I think it is compelling, that combining server-side OpenID Connect, SameSite, automatic token management and ProxyKit, your SPA can focus on the actual functionality and is not cluttered with login logic, session and token management. And since no access tokens are stored in the browser itself, we mitigated at least this specific XSS problem.

Again, the full sample can be found here.

Some closing thoughts

Of course, this is not the silver-bullet. XSS can still be used to attack your front- and back-end.

But it is a different threat-model, and this might be easier for you to handle.

Also you are doubling the number of round-trips and you might not find this very efficient. Also keep in mind that if you are using the reverse-proxy mechanism you are not really lowering the attack surface of your back-end APIs.

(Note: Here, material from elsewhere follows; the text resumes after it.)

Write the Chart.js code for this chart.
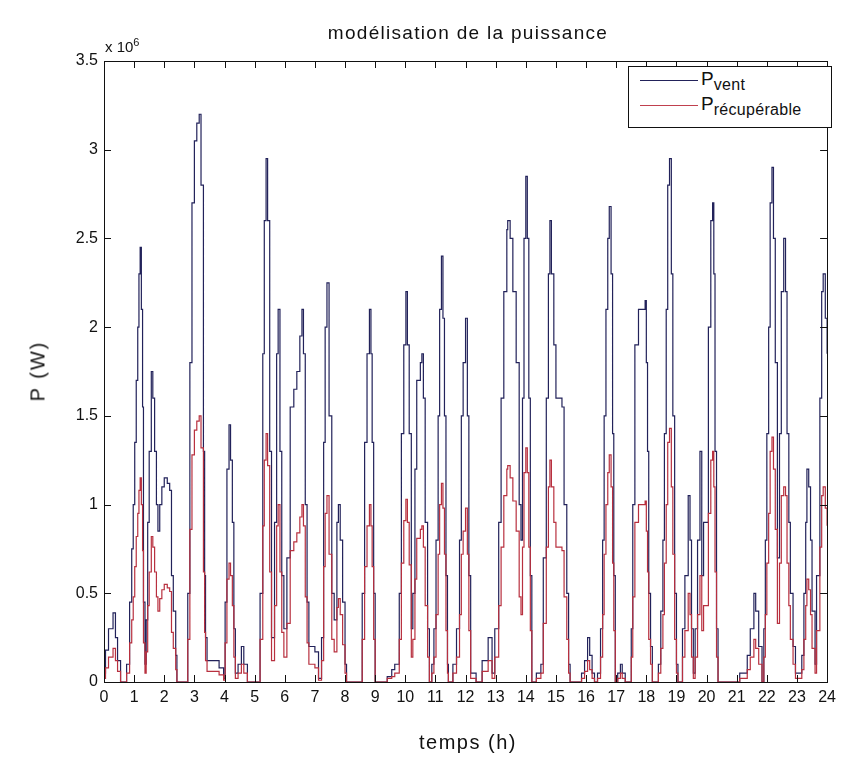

But regardless if you are using OAuth 2.0 in the browser directly or the BFF approach, XSS is still the main problem.

Update

This article was quoted or questioned like “this approach is better than tokens”. This was not the point and I apologize if I wasn’t clear enough. It is an alternative approach to the “pure” OAuth 2 approach – and I am not saying it is better or worse. Both approaches have a different threat model and you might be more comfortable with one or the other.

Maybe you also need to evaluate your architecture based on the fact where the APIs live that you want to call. Would you bother with OAuth if all APIs are same-domain? Where is the tipping point? If all APIs are cross-domain then it certainly is questionable if they should proxied.

Anyways – time will tell and SameSite cookies are still very new but certainly give you a new interesting option.